--- Start ---

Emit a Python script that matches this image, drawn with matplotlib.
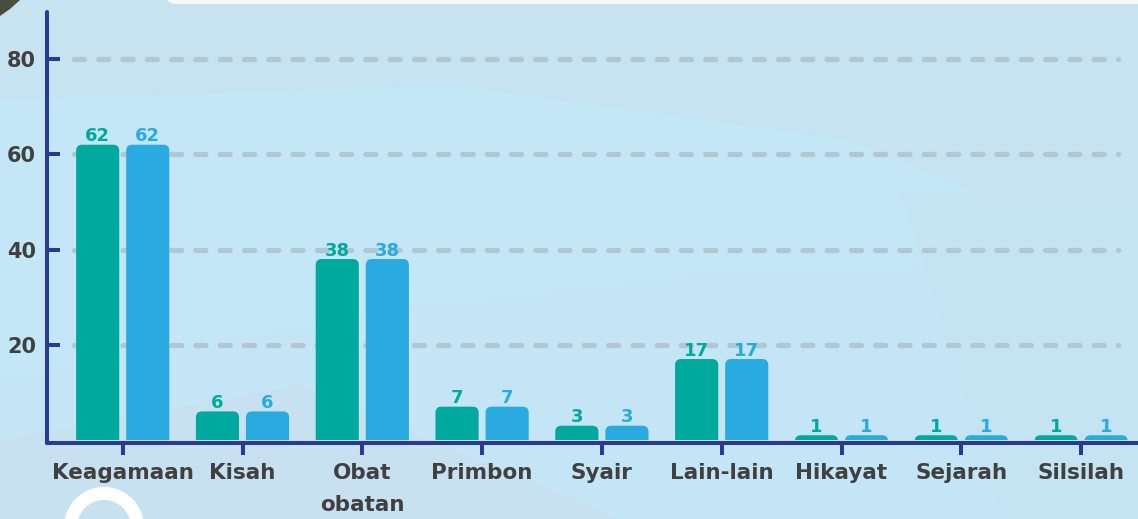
import matplotlib.pyplot as plt
import numpy as np
from matplotlib.patches import FancyBboxPatch, Rectangle, Polygon, Wedge

categories = ['Keagamaan', 'Kisah', 'Obat\nobatan', 'Primbon', 'Syair',
              'Lain-lain', 'Hikayat', 'Sejarah', 'Silsilah']
series_a = [62, 6, 38, 7, 3, 17, 1, 1, 1]
series_b = [62, 6, 38, 7, 3, 17, 1, 1, 1]
yticks = [20, 40, 60, 80]

GREEN = '#00a99d'
BLUE = '#29abe2'
NAVY = '#2b3990'
TEXT = '#404040'
GRID = '#b1c7d1'

W, H = 1138, 519
fig = plt.figure(figsize=(W / 100, H / 100), dpi=100)
fig.patch.set_facecolor('#c3e7f7')

# background decoration, pixel coordinates
bg = fig.add_axes([0, 0, 1, 1], zorder=0)
bg.set_xlim(0, W)
bg.set_ylim(H, 0)
bg.axis('off')
bg.add_patch(Polygon([(0, 0), (W, 0), (W, 260), (850, 140), (450, 85), (0, 100)],
                     fc='#c7e2f1', ec='none'))
bg.add_patch(Polygon([(0, 380), (400, 310), (700, 275), (1000, 265), (W, 330),
                      (W, H), (0, H)], fc='#c4e5f5', ec='none'))
bg.add_patch(Polygon([(0, 440), (300, 385), (620, H), (0, H)],
                     fc='#c8e1f0', ec='none'))
bg.add_patch(Polygon([(900, 190), (W, 200), (W, H), (1000, H)],
                     fc='#c4e3f3', ec='none'))
bg.add_patch(FancyBboxPatch((165, -30), 1100, 34, boxstyle='round,pad=0,rounding_size=12',
                            fc='#f6f8fa', ec='none'))
bg.add_patch(Polygon([(0, 0), (20, 0), (10, 9), (0, 16)], fc='#4b4d3c', ec='none'))
bg.add_patch(Wedge((104, 527), 40, 0, 360, width=13, fc='white', ec='none'))

# main chart
xlim = (-0.632, 8.475)
ylim = (-0.6, 89.87)
pxy = 4.7625
ax_left, ax_bottom = 47, 440 + 0.6 * pxy
ax_w, ax_h = W - ax_left, (ylim[1] - ylim[0]) * pxy
ax = fig.add_axes([ax_left / W, (H - ax_bottom) / H, ax_w / W, ax_h / H], zorder=1)
ax.patch.set_alpha(0)
ax.set_xlim(*xlim)
ax.set_ylim(*ylim)
pxx = ax_w / (xlim[1] - xlim[0])

x = np.arange(len(categories))
bw, off = 0.36, 0.209
bars_a = ax.bar(x - off, series_a, bw, color=GREEN)
bars_b = ax.bar(x + off, series_b, bw, color=BLUE)

# rounded tops
rx = 6 / pxx
asp = pxx / pxy
clip = Rectangle((xlim[0], 0), 20, 200, transform=ax.transData)
for bars, vals, col in ((bars_a, series_a, GREEN), (bars_b, series_b, BLUE)):
    for r, v in zip(bars, vals):
        x0, w, h = r.get_x(), r.get_width(), r.get_height()
        r.set_visible(False)
        p = FancyBboxPatch((x0, -3), w, h + 3,
                           boxstyle=f'round,pad=0,rounding_size={rx}',
                           mutation_aspect=asp, fc=col, ec='none', zorder=2)
        ax.add_patch(p)
        p.set_clip_path(clip)
        ax.text(x0 + w / 2, h + 3.5 / pxy, str(v), ha='center', va='baseline',
                color=col, fontsize=13, fontweight='bold', zorder=3)

# dashed grid
for t in yticks:
    ax.plot([-0.41, 8.31], [t, t], color=GRID, lw=3.8, ls=(0, (1.9, 2.7)),
            dash_capstyle='round', zorder=1)

for s in ('top', 'right'):
    ax.spines[s].set_visible(False)
for s in ('left', 'bottom'):
    ax.spines[s].set_color(NAVY)
    ax.spines[s].set_linewidth(2.9)
    ax.spines[s].set_capstyle('round')

ax.set_yticks(yticks)
ax.tick_params(axis='y', direction='in', length=9.4, width=2.9, color=NAVY,
               labelsize=15, labelcolor=TEXT, pad=8)
ax.set_xticks(x)
ax.set_xticklabels(categories, linespacing=1.75)
ax.tick_params(axis='x', direction='out', length=8.6, width=2.9, color=NAVY,
               labelsize=15.5, labelcolor=TEXT, pad=6)
for lab in ax.get_xticklabels() + ax.get_yticklabels():
    lab.set_fontweight('bold')

fig.savefig('out.png', dpi=100, facecolor=fig.get_facecolor())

--- End ---

=== Set task ===
Omit the pictures and reproduce the listing exactly.

=== Task answer ===
Emit a Python script that matches this image, drawn with matplotlib.
import matplotlib.pyplot as plt
import numpy as np
from matplotlib.patches import FancyBboxPatch, Rectangle, Polygon, Wedge

categories = ['Keagamaan', 'Kisah', 'Obat\nobatan', 'Primbon', 'Syair',
              'Lain-lain', 'Hikayat', 'Sejarah', 'Silsilah']
series_a = [62, 6, 38, 7, 3, 17, 1, 1, 1]
series_b = [62, 6, 38, 7, 3, 17, 1, 1, 1]
yticks = [20, 40, 60, 80]

GREEN = '#00a99d'
BLUE = '#29abe2'
NAVY = '#2b3990'
TEXT = '#404040'
GRID = '#b1c7d1'

W, H = 1138, 519
fig = plt.figure(figsize=(W / 100, H / 100), dpi=100)
fig.patch.set_facecolor('#c3e7f7')

# background decoration, pixel coordinates
bg = fig.add_axes([0, 0, 1, 1], zorder=0)
bg.set_xlim(0, W)
bg.set_ylim(H, 0)
bg.axis('off')
bg.add_patch(Polygon([(0, 0), (W, 0), (W, 260), (850, 140), (450, 85), (0, 100)],
                     fc='#c7e2f1', ec='none'))
bg.add_patch(Polygon([(0, 380), (400, 310), (700, 275), (1000, 265), (W, 330),
                      (W, H), (0, H)], fc='#c4e5f5', ec='none'))
bg.add_patch(Polygon([(0, 440), (300, 385), (620, H), (0, H)],
                     fc='#c8e1f0', ec='none'))
bg.add_patch(Polygon([(900, 190), (W, 200), (W, H), (1000, H)],
                     fc='#c4e3f3', ec='none'))
bg.add_patch(FancyBboxPatch((165, -30), 1100, 34, boxstyle='round,pad=0,rounding_size=12',
                            fc='#f6f8fa', ec='none'))
bg.add_patch(Polygon([(0, 0), (20, 0), (10, 9), (0, 16)], fc='#4b4d3c', ec='none'))
bg.add_patch(Wedge((104, 527), 40, 0, 360, width=13, fc='white', ec='none'))

# main chart
xlim = (-0.632, 8.475)
ylim = (-0.6, 89.87)
pxy = 4.7625
ax_left, ax_bottom = 47, 440 + 0.6 * pxy
ax_w, ax_h = W - ax_left, (ylim[1] - ylim[0]) * pxy
ax = fig.add_axes([ax_left / W, (H - ax_bottom) / H, ax_w / W, ax_h / H], zorder=1)
ax.patch.set_alpha(0)
ax.set_xlim(*xlim)
ax.set_ylim(*ylim)
pxx = ax_w / (xlim[1] - xlim[0])

x = np.arange(len(categories))
bw, off = 0.36, 0.209
bars_a = ax.bar(x - off, series_a, bw, color=GREEN)
bars_b = ax.bar(x + off, series_b, bw, color=BLUE)

# rounded tops
rx = 6 / pxx
asp = pxx / pxy
clip = Rectangle((xlim[0], 0), 20, 200, transform=ax.transData)
for bars, vals, col in ((bars_a, series_a, GREEN), (bars_b, series_b, BLUE)):
    for r, v in zip(bars, vals):
        x0, w, h = r.get_x(), r.get_width(), r.get_height()
        r.set_visible(False)
        p = FancyBboxPatch((x0, -3), w, h + 3,
                           boxstyle=f'round,pad=0,rounding_size={rx}',
                           mutation_aspect=asp, fc=col, ec='none', zorder=2)
        ax.add_patch(p)
        p.set_clip_path(clip)
        ax.text(x0 + w / 2, h + 3.5 / pxy, str(v), ha='center', va='baseline',
                color=col, fontsize=13, fontweight='bold', zorder=3)

# dashed grid
for t in yticks:
    ax.plot([-0.41, 8.31], [t, t], color=GRID, lw=3.8, ls=(0, (1.9, 2.7)),
            dash_capstyle='round', zorder=1)

for s in ('top', 'right'):
    ax.spines[s].set_visible(False)
for s in ('left', 'bottom'):
    ax.spines[s].set_color(NAVY)
    ax.spines[s].set_linewidth(2.9)
    ax.spines[s].set_capstyle('round')

ax.set_yticks(yticks)
ax.tick_params(axis='y', direction='in', length=9.4, width=2.9, color=NAVY,
               labelsize=15, labelcolor=TEXT, pad=8)
ax.set_xticks(x)
ax.set_xticklabels(categories, linespacing=1.75)
ax.tick_params(axis='x', direction='out', length=8.6, width=2.9, color=NAVY,
               labelsize=15.5, labelcolor=TEXT, pad=6)
for lab in ax.get_xticklabels() + ax.get_yticklabels():
    lab.set_fontweight('bold')

fig.savefig('out.png', dpi=100, facecolor=fig.get_facecolor())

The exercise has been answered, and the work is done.